*Given entries*:
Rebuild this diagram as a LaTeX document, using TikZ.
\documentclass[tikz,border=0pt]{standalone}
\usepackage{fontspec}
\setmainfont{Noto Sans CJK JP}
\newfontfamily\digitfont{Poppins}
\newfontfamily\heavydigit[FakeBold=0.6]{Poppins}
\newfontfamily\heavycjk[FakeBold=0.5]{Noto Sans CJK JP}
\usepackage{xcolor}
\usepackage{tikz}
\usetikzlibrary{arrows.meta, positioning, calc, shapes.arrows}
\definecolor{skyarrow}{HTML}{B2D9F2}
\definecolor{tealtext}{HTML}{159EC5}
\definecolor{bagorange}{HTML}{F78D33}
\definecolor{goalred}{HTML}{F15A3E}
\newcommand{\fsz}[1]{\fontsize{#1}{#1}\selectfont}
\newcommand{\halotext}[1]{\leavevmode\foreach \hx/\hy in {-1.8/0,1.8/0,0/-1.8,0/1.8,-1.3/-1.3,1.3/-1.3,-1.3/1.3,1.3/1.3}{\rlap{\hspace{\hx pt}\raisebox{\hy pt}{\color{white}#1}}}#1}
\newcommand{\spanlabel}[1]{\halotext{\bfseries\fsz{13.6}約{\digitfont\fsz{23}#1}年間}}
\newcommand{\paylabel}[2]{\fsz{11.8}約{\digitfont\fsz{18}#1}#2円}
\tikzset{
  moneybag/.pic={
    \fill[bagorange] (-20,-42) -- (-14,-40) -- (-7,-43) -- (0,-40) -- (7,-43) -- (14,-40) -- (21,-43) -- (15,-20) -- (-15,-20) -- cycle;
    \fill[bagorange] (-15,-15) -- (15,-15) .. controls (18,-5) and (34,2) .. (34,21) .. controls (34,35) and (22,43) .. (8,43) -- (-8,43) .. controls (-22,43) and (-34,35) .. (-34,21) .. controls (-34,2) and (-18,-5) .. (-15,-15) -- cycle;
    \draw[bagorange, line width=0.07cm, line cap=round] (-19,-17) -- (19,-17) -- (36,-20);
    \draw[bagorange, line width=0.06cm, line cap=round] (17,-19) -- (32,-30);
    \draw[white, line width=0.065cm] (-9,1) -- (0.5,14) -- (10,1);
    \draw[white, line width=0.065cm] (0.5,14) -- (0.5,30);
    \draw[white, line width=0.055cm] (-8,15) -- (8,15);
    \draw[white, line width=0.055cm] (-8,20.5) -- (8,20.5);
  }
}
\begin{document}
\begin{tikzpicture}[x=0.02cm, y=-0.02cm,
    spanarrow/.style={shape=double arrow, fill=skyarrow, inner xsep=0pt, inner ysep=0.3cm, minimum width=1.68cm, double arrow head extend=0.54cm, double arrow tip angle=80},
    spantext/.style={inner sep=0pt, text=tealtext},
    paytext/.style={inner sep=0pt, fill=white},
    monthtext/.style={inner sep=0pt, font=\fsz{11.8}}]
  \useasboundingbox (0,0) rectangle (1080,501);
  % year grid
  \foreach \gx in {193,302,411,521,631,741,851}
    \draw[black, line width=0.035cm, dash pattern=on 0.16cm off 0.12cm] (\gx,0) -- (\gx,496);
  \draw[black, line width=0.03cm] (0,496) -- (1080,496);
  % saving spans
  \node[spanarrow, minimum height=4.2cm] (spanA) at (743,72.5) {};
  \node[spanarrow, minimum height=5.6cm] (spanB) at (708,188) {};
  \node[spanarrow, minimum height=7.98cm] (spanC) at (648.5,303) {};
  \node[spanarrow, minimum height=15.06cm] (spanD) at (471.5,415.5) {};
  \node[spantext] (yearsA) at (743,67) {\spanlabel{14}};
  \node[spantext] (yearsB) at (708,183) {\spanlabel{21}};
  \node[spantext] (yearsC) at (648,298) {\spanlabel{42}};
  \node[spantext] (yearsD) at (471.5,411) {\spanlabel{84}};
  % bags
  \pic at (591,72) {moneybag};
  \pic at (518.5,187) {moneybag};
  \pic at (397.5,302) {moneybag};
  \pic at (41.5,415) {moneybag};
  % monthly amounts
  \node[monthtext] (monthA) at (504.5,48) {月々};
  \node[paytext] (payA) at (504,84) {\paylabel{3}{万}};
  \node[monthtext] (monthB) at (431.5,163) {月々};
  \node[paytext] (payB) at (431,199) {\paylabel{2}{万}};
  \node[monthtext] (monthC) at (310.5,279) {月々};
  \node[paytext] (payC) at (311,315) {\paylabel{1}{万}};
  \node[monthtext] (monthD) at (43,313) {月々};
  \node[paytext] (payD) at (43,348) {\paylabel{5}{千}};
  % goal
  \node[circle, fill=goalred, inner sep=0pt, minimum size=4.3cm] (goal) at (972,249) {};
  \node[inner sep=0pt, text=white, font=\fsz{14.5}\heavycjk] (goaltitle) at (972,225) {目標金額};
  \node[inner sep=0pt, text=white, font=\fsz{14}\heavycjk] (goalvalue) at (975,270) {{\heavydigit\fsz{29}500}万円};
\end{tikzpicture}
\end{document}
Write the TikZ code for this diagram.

*Exercise goal*:
Output all of the data above without any alteration.

*Solution*:
Rebuild this diagram as a LaTeX document, using TikZ.
\documentclass[tikz,border=0pt]{standalone}
\usepackage{fontspec}
\setmainfont{Noto Sans CJK JP}
\newfontfamily\digitfont{Poppins}
\newfontfamily\heavydigit[FakeBold=0.6]{Poppins}
\newfontfamily\heavycjk[FakeBold=0.5]{Noto Sans CJK JP}
\usepackage{xcolor}
\usepackage{tikz}
\usetikzlibrary{arrows.meta, positioning, calc, shapes.arrows}
\definecolor{skyarrow}{HTML}{B2D9F2}
\definecolor{tealtext}{HTML}{159EC5}
\definecolor{bagorange}{HTML}{F78D33}
\definecolor{goalred}{HTML}{F15A3E}
\newcommand{\fsz}[1]{\fontsize{#1}{#1}\selectfont}
\newcommand{\halotext}[1]{\leavevmode\foreach \hx/\hy in {-1.8/0,1.8/0,0/-1.8,0/1.8,-1.3/-1.3,1.3/-1.3,-1.3/1.3,1.3/1.3}{\rlap{\hspace{\hx pt}\raisebox{\hy pt}{\color{white}#1}}}#1}
\newcommand{\spanlabel}[1]{\halotext{\bfseries\fsz{13.6}約{\digitfont\fsz{23}#1}年間}}
\newcommand{\paylabel}[2]{\fsz{11.8}約{\digitfont\fsz{18}#1}#2円}
\tikzset{
  moneybag/.pic={
    \fill[bagorange] (-20,-42) -- (-14,-40) -- (-7,-43) -- (0,-40) -- (7,-43) -- (14,-40) -- (21,-43) -- (15,-20) -- (-15,-20) -- cycle;
    \fill[bagorange] (-15,-15) -- (15,-15) .. controls (18,-5) and (34,2) .. (34,21) .. controls (34,35) and (22,43) .. (8,43) -- (-8,43) .. controls (-22,43) and (-34,35) .. (-34,21) .. controls (-34,2) and (-18,-5) .. (-15,-15) -- cycle;
    \draw[bagorange, line width=0.07cm, line cap=round] (-19,-17) -- (19,-17) -- (36,-20);
    \draw[bagorange, line width=0.06cm, line cap=round] (17,-19) -- (32,-30);
    \draw[white, line width=0.065cm] (-9,1) -- (0.5,14) -- (10,1);
    \draw[white, line width=0.065cm] (0.5,14) -- (0.5,30);
    \draw[white, line width=0.055cm] (-8,15) -- (8,15);
    \draw[white, line width=0.055cm] (-8,20.5) -- (8,20.5);
  }
}
\begin{document}
\begin{tikzpicture}[x=0.02cm, y=-0.02cm,
    spanarrow/.style={shape=double arrow, fill=skyarrow, inner xsep=0pt, inner ysep=0.3cm, minimum width=1.68cm, double arrow head extend=0.54cm, double arrow tip angle=80},
    spantext/.style={inner sep=0pt, text=tealtext},
    paytext/.style={inner sep=0pt, fill=white},
    monthtext/.style={inner sep=0pt, font=\fsz{11.8}}]
  \useasboundingbox (0,0) rectangle (1080,501);
  % year grid
  \foreach \gx in {193,302,411,521,631,741,851}
    \draw[black, line width=0.035cm, dash pattern=on 0.16cm off 0.12cm] (\gx,0) -- (\gx,496);
  \draw[black, line width=0.03cm] (0,496) -- (1080,496);
  % saving spans
  \node[spanarrow, minimum height=4.2cm] (spanA) at (743,72.5) {};
  \node[spanarrow, minimum height=5.6cm] (spanB) at (708,188) {};
  \node[spanarrow, minimum height=7.98cm] (spanC) at (648.5,303) {};
  \node[spanarrow, minimum height=15.06cm] (spanD) at (471.5,415.5) {};
  \node[spantext] (yearsA) at (743,67) {\spanlabel{14}};
  \node[spantext] (yearsB) at (708,183) {\spanlabel{21}};
  \node[spantext] (yearsC) at (648,298) {\spanlabel{42}};
  \node[spantext] (yearsD) at (471.5,411) {\spanlabel{84}};
  % bags
  \pic at (591,72) {moneybag};
  \pic at (518.5,187) {moneybag};
  \pic at (397.5,302) {moneybag};
  \pic at (41.5,415) {moneybag};
  % monthly amounts
  \node[monthtext] (monthA) at (504.5,48) {月々};
  \node[paytext] (payA) at (504,84) {\paylabel{3}{万}};
  \node[monthtext] (monthB) at (431.5,163) {月々};
  \node[paytext] (payB) at (431,199) {\paylabel{2}{万}};
  \node[monthtext] (monthC) at (310.5,279) {月々};
  \node[paytext] (payC) at (311,315) {\paylabel{1}{万}};
  \node[monthtext] (monthD) at (43,313) {月々};
  \node[paytext] (payD) at (43,348) {\paylabel{5}{千}};
  % goal
  \node[circle, fill=goalred, inner sep=0pt, minimum size=4.3cm] (goal) at (972,249) {};
  \node[inner sep=0pt, text=white, font=\fsz{14.5}\heavycjk] (goaltitle) at (972,225) {目標金額};
  \node[inner sep=0pt, text=white, font=\fsz{14}\heavycjk] (goalvalue) at (975,270) {{\heavydigit\fsz{29}500}万円};
\end{tikzpicture}
\end{document}
Write the TikZ code for this diagram.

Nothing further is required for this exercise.